Saturday, October 13, 2007

Seven

I just saw the movie Seven with Karl and a couple other people. I would like to point out the fact that though most of the people who watched it did so because Karl decided to watch a movie, Karl left before it started and didn't come back. Ha. Ironical world.

Seven was pretty disturbing. I had never seen it before. Through a fog of disturbtion that hasn't quiet settled yet, I think I think it was a good movie. The killer pointed out that people treat horrible things as normal or innocent when they are apathetic and cease to care what's good and what's not. This plus the fact that the old cop had spent the whole film wondering whether he should give into the apathy of the general public and (apathetically) quite his work (this being the 'bad' option). It makes me think that the film makers were in some sense agreeing with the killer. And even agreeing with his method (disgusting murders aside); they did what he was trying to do. They made a shocking spectacle that, possible, would make you reassess your normal life.

The mind boggling twist is that the young cop, the only person other than the killer who is firmly against evil, turns out to be one of the sins as well. And in a way, this is true to life. No matter how good anyone tries to be, they are going to wind up committing vileness. It's the warp and woof of our natures.

The main thing that makes me dislike this movie is that it's world is limited to these select truths. The world is a twisted screwed up place, all people have sin, and apathy is wrong, all that I can agree with, but there's more to life than that. There is a way out of sin and out of the corruption we exhale that is more than burying your head in the sand.
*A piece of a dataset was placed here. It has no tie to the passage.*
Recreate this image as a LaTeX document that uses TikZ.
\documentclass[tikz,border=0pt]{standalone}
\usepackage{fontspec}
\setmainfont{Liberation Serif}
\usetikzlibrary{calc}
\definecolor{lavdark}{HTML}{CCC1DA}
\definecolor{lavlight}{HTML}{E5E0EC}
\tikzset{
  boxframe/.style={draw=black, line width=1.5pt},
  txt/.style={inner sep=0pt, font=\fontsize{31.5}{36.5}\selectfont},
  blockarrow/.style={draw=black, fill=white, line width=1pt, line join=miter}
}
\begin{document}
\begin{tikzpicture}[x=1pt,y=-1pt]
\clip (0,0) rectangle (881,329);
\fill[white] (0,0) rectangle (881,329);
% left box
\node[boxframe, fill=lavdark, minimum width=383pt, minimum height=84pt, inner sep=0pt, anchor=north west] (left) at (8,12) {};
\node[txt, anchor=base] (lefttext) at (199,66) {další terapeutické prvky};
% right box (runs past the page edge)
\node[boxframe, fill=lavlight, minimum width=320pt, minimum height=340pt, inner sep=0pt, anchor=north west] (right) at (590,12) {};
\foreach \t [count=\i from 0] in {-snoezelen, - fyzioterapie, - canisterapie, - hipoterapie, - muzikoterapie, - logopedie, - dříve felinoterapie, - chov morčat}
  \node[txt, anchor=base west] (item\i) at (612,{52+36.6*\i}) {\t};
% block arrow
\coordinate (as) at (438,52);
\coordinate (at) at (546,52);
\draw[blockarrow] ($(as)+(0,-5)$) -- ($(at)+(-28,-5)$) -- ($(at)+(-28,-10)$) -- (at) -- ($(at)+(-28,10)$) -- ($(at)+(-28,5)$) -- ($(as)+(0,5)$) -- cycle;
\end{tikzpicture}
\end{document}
I read the Brothers K this summer and got obsessed with it, so I'm going to throw a quote at the problem without explaining myself anymore.

"'You take too many sins upon yourself' mother used to weep. 'Dear mother, my joy, I am weeping from gladness not from grief; I want to be guilty before them, only I cannot explain it to you, for I do not even know how to love them. Let me be sinful before everyone, but so that everyone will forgive me, and that is paradise. Am I not in paradise now?'"
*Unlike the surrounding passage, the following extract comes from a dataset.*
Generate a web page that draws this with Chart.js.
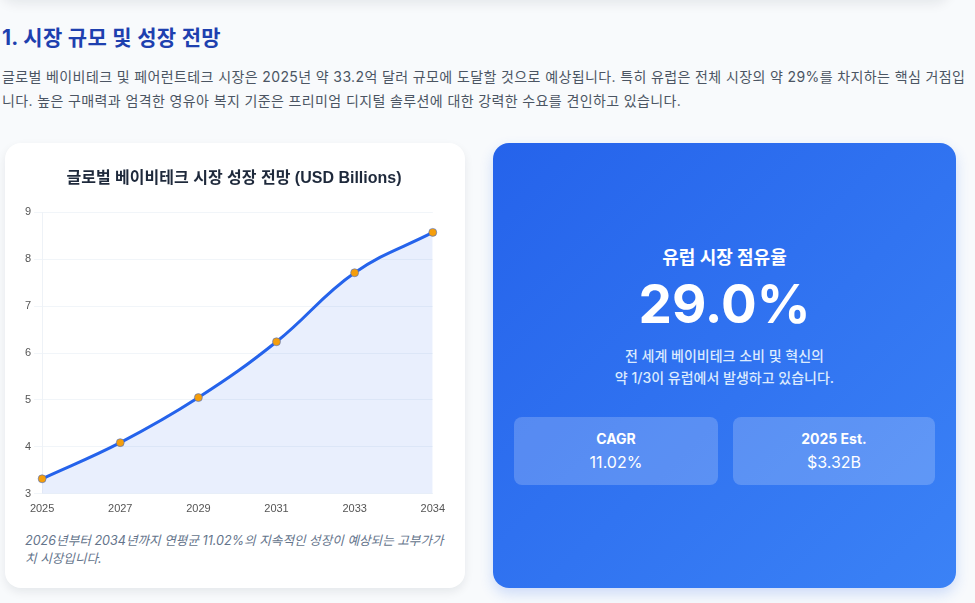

So maybe I think this isn't a good movie? hm. It could be applauded for getting the situation right, but it also implies that there is no solution, which I don't think is true. Which is worse? Telling an outright lie, or telling a misleading truth?

Good or bad, I know this is not a movie I would watch for fun. Or again, anytime soon.

2 comments:

Valerie said...

Hey, that's Zosima's brother speaking before he died, isn't it? Good book. Interesting movie. I'm glad I know who you are now, and I'm really glad you're blogging. I was just going to send you a message asking how you're doing. By the way, how is your job?

twig said...

I kind of made the blog during a technology inept quest to find yours, but it's fun to have. I am doing well- slowly relaxing into the idea that nothing horrible has to happen this year (though it always might).

The job is nice! I like it. The house is a LOT calmer this year. The other two RA's (Dee and Sam) and I are all rather competitive, so we have to mutually restrain ourselves from killing ourselves by going overboard. Its pretty funny, actually!

It did take a while to get used to not seeing you at the White House.